Citing some public information, Stand News said the person nicknamed “Dust in the wind” was a Mandarin-speaking woman called “Madam May,” who came from Sichuan province in the mainland and was married to a Hong Kong police officer in the 1990s.
Madam May did not respond to Stand News’ inquiries, but posted emojis on Weibo to laugh at the report.
Fu King-wa, an associate professor at HKU’s Journalism and Media Studies Centre (JMSC), said the IPCC’s report was misleading as it failed to cite the source of the “Fight for Yuen Long to rule the world” poster. Fu said such misinformation could affect court judgement.
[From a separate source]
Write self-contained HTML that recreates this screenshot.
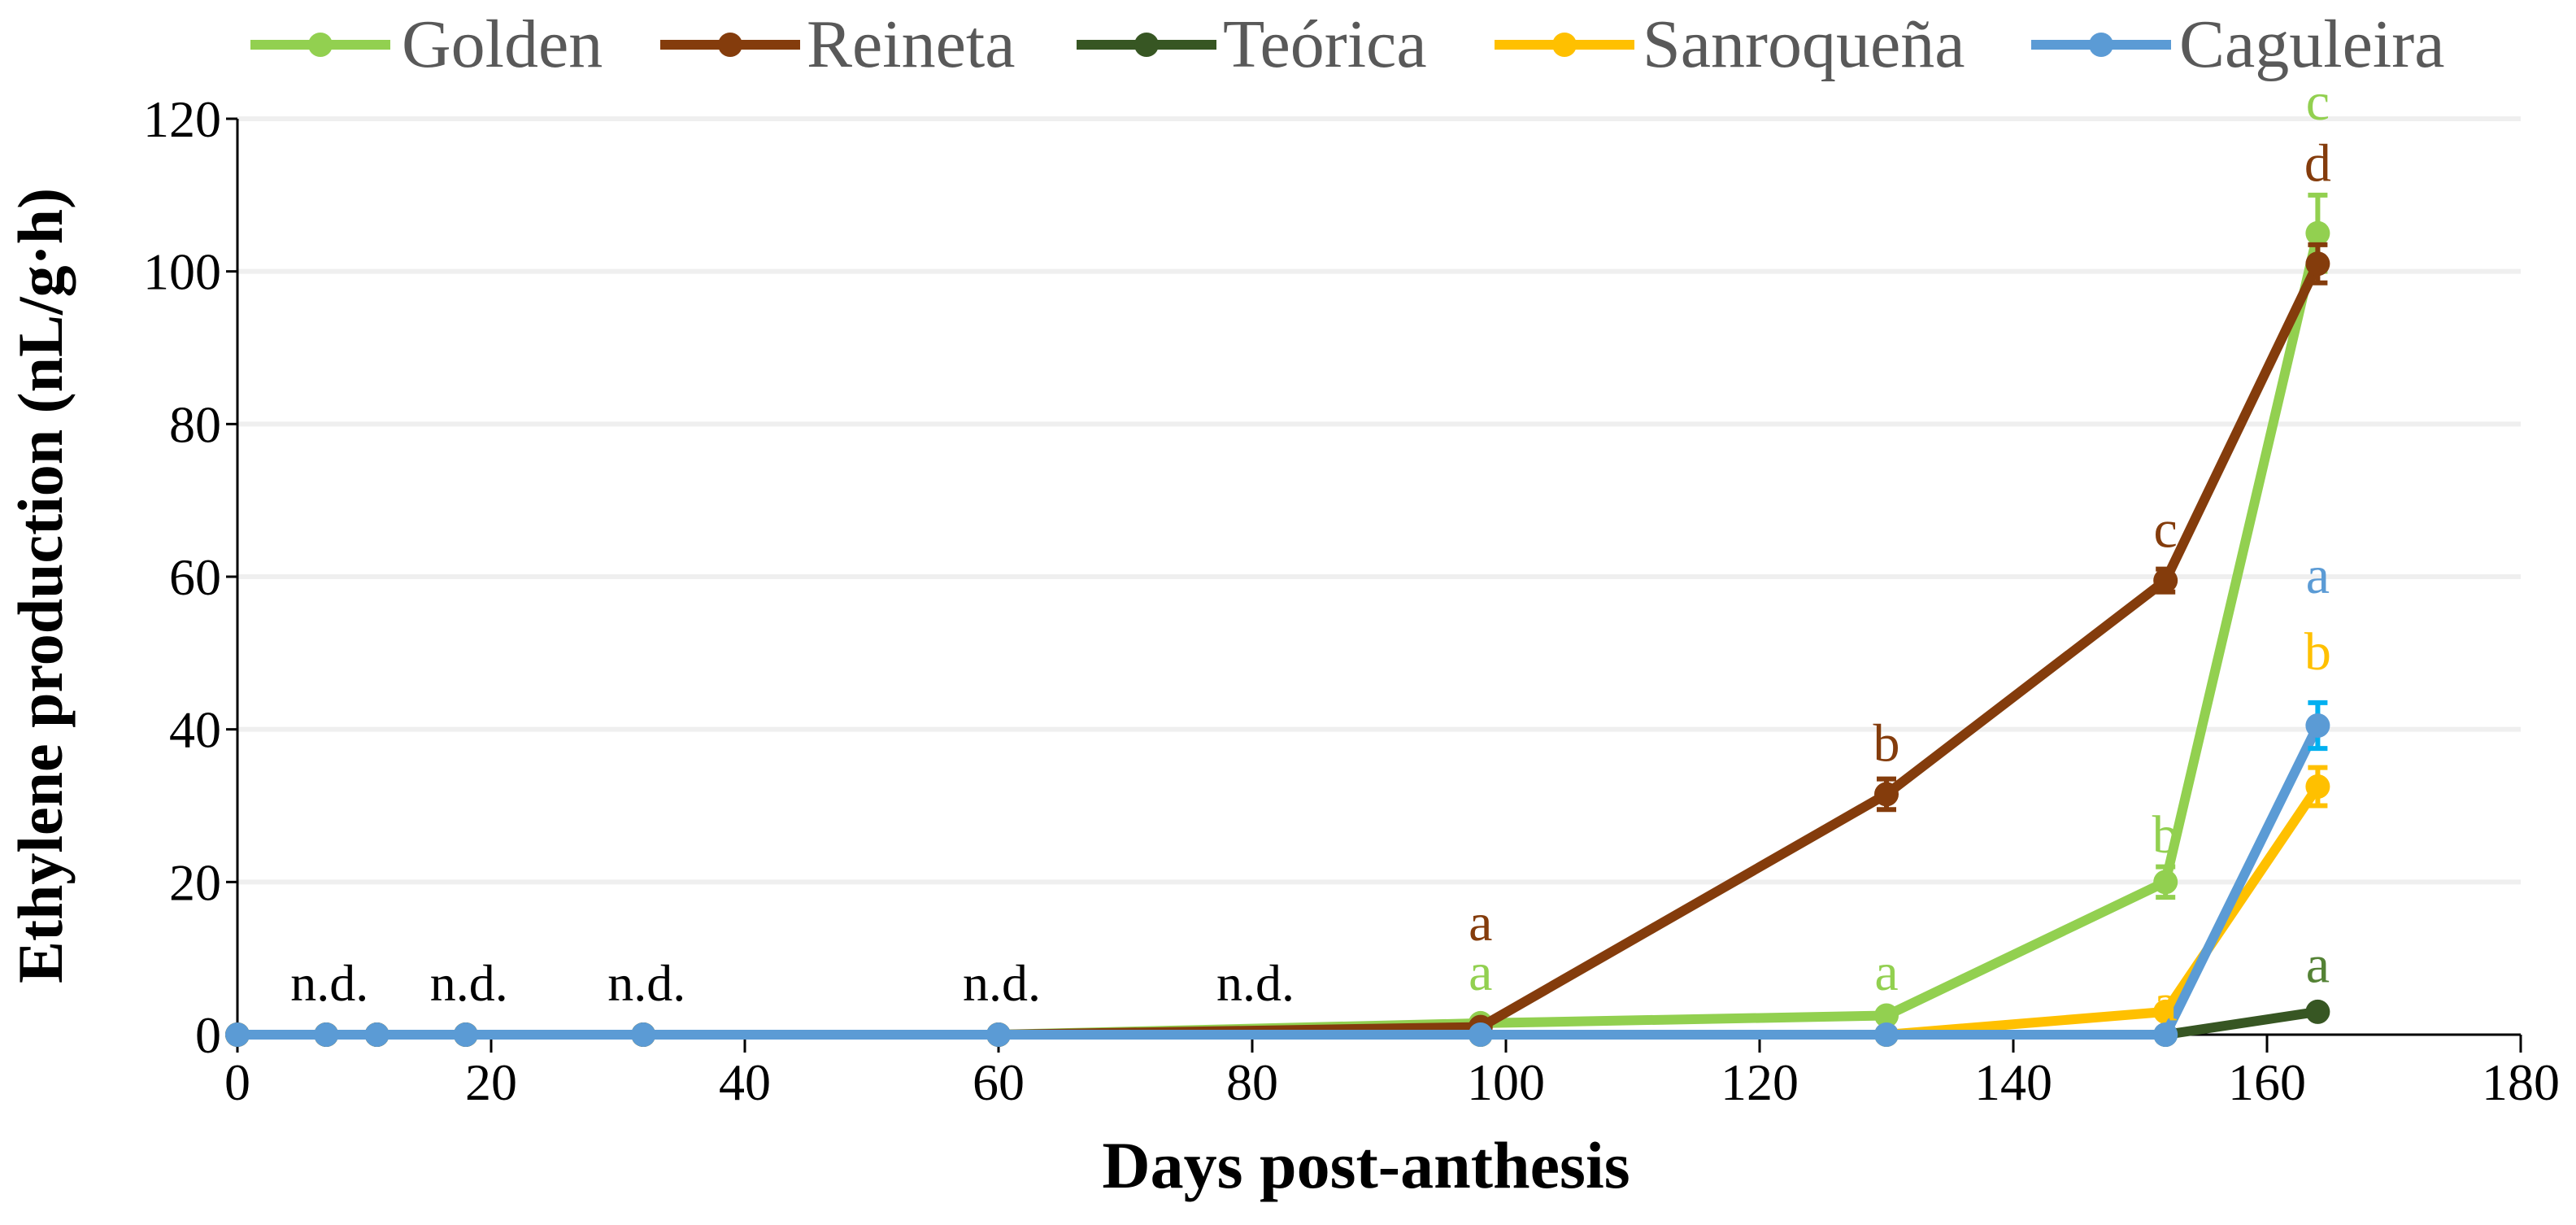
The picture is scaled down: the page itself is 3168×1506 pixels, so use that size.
<!DOCTYPE html>
<html><head><meta charset="utf-8"><style>
body{margin:0;background:#fff;}
svg{display:block;}
</style></head><body>
<svg id="chart" width="3168" height="1506" viewBox="0 0 1584 753" style="width:3168px;height:1506px"></svg>
<script>
const days = [0, 7, 11, 18, 32, 60, 98, 130, 152, 164];
const seriesNames = ["Golden", "Reineta", "Teórica", "Sanroqueña", "Caguleira"];
const golden = [0, 0, 0, 0, 0, 0, 1.5, 2.5, 20, 105];
const reineta = [0, 0, 0, 0, 0, 0, 1, 31.5, 59.5, 101];
const teorica = [0, 0, 0, 0, 0, 0, 0, 0, 0, 3];
const sanroquena = [0, 0, 0, 0, 0, 0, 0, 0, 3, 32.5];
const caguleira = [0, 0, 0, 0, 0, 0, 0, 0, 0, 40.5];
const goldenErr = [0, 0, 0, 0, 0, 0, 0, 0, 2, 5];
const reinetaErr = [0, 0, 0, 0, 0, 0, 0, 2, 1.5, 2.5];
const teoricaErr = [0, 0, 0, 0, 0, 0, 0, 0, 0, 0];
const sanroquenaErr = [0, 0, 0, 0, 0, 0, 0, 0, 0, 2.5];
const caguleiraErr = [0, 0, 0, 0, 0, 0, 0, 0, 0, 3];
const xTicks = [0, 20, 40, 60, 80, 100, 120, 140, 160, 180];
const yTicks = [0, 20, 40, 60, 80, 100, 120];
const ndDays = [7, 18, 32, 60, 80];
const letterDays = [98, 98, 130, 130, 152, 152, 152, 164, 164, 164, 164, 164];
const letterTexts = ["a", "a", "b", "a", "c", "b", "a", "c", "d", "a", "b", "a"];
const letterSeries = [1, 0, 1, 0, 1, 0, 3, 0, 1, 4, 3, 2];
const letterLevels = [14.5, 8, 38, 8, 66, 26, 4, 122, 114, 60, 50, 9];

const colors = ["#92d050", "#843c0c", "#375623", "#ffc000", "#5b9bd5"];
const errColors = ["#92d050", "#843c0c", "#375623", "#ffc000", "#00b0f0"];
const data = [golden, reineta, teorica, sanroquena, caguleira];
const errs = [goldenErr, reinetaErr, teoricaErr, sanroquenaErr, caguleiraErr];
const NS = "http://www.w3.org/2000/svg";
const svg = document.getElementById("chart");
const X = d => 146 + d * (1550 - 146) / 180;
const Y = v => 636 - v * (636 - 73) / 120;
function mk(tag, attrs, parent) {
  const e = document.createElementNS(NS, tag);
  for (const k in attrs) e.setAttribute(k, attrs[k]);
  (parent || svg).appendChild(e);
  return e;
}
yTicks.forEach(t => {
  if (t > 0) {
    const g = mk("line", {x1: 146, x2: 1550, y1: Y(t), y2: Y(t), stroke: "#efefef", "stroke-width": 3});
    
    
  }
  const tl = mk("text", {x: 136, y: Y(t) + 11, "text-anchor": "end", "font-family": "Liberation Serif, serif", "font-size": 32});
  tl.textContent = t;
  
  
  const tk = mk("line", {x1: 139, x2: 146, y1: Y(t), y2: Y(t), stroke: "#000", "stroke-width": 1.5});
  
  
});
xTicks.forEach(t => {
  const tl = mk("text", {x: X(t), y: 676, "text-anchor": "middle", "font-family": "Liberation Serif, serif", "font-size": 32});
  tl.textContent = t;
  
  
  const tk = mk("line", {x1: X(t), x2: X(t), y1: 636, y2: 647, stroke: "#000", "stroke-width": 1.5});
  
  
});
const ya = mk("line", {x1: 146, x2: 146, y1: 73, y2: 636, stroke: "#000", "stroke-width": 1.5});


const xa = mk("line", {x1: 146, x2: 1550, y1: 636, y2: 636, stroke: "#000", "stroke-width": 1.5});


const xt = mk("text", {x: 840, y: 730, "text-anchor": "middle", "font-family": "Liberation Serif, serif", "font-size": 41, "font-weight": "bold"});
xt.textContent = "Days post-anthesis";


const yt = mk("text", {x: 0, y: 0, transform: "translate(38,360) rotate(-90)", "text-anchor": "middle", "font-family": "Liberation Serif, serif", "font-size": 39, "font-weight": "bold"});
yt.textContent = "Ethylene production (nL/g·h)";


const order = [2, 3, 0, 1, 4];
order.forEach(s => {
  const pts = days.map((d, i) => X(d) + "," + Y(data[s][i])).join(" ");
  const pl = mk("polyline", {points: pts, fill: "none", stroke: colors[s], "stroke-width": 6, "stroke-linejoin": "round"});
  
  
  days.forEach((d, i) => {
    const e = errs[s][i];
    if (e > 0) {
      const x = X(d), y1 = Y(data[s][i] + e), y2 = Y(data[s][i] - e);
      const eb = mk("path", {d: `M${x},${y1}V${y2}M${x-6},${y1}H${x+6}M${x-6},${y2}H${x+6}`, stroke: errColors[s], "stroke-width": 3, fill: "none"});
      
      
    }
    const c = mk("circle", {cx: X(d), cy: Y(data[s][i]), r: 7.5, fill: colors[s]});
    
    
  });
});
ndDays.forEach(d => {
  const t = mk("text", {x: X(d) + 2, y: 615, "text-anchor": "middle", "font-family": "Liberation Serif, serif", "font-size": 32});
  t.textContent = "n.d.";
  
  
});
letterDays.forEach((d, i) => {
  const t = mk("text", {x: X(d), y: Y(letterLevels[i]) + 10, "text-anchor": "middle", "font-family": "Liberation Serif, serif", "font-size": 33, fill: letterSeries[i] === 4 ? "#5b9bd5" : (letterSeries[i] === 2 ? "#548235" : colors[letterSeries[i]])});
  t.textContent = letterTexts[i];
  
  
});
const legX = [154, 406, 662, 919, 1249];
const legTextX = [247, 496, 752, 1010, 1340];
seriesNames.forEach((n, s) => {
  const g = mk("g", {});
  
  
  mk("line", {x1: legX[s], x2: legX[s] + 86, y1: 27.5, y2: 27.5, stroke: colors[s], "stroke-width": 6}, g);
  mk("circle", {cx: legX[s] + 43, cy: 27.5, r: 7.5, fill: colors[s]}, g);
  const t = mk("text", {x: legTextX[s], y: 41, "font-family": "Liberation Serif, serif", "font-size": 42, fill: "#595959"}, g);
  t.textContent = n;
});
</script>
</body></html>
During the court case of the seven attackers, prosecutors cited the IPCC report and said the July 21 incident came after some netizens called for a rally in Yuen Long. But the judge said the information was irrelevant to the case.
The IPCC declined to comment on the source of the poster.
As of Thursday, the Stand News’ video report on the July 21 attack has been watched more than 400,000 times. It was produced by Hong Kong journalists Cheng Sze-sze and Choy Yuk-ling, who won Hong Kong’s Kam Yiu-yu Press Freedom Award in April for their previous reports about the incident.
Jeff Tsui, a former reporter and businessman, said on his YouTube channel that people wanted to know more about the July 21 attack, but it would be more and more difficult to have high-quality investigative reports on the case due to the tightening of privacy laws and the coming new law against “fake news” in Hong Kong.
On June 26, Raymond Siu Chak-yee, the new police commissioner, said some citizens were concerned by the July 21 incident but suggested they look forward and not to the past.
On Thursday evening, Bastillepost.com, a pro-Beijing website, said the Stand News’ report was inaccurate as the “Fight for Yuen Long to rule the world” poster had been posted by a netizen nicknamed “Ever victorious” on a Telegram group an hour before “Dust in the wind” did it.
The website cited an unnamed source, who is familiar with the situation, and published a screengrab of the post showing only the time but not the date.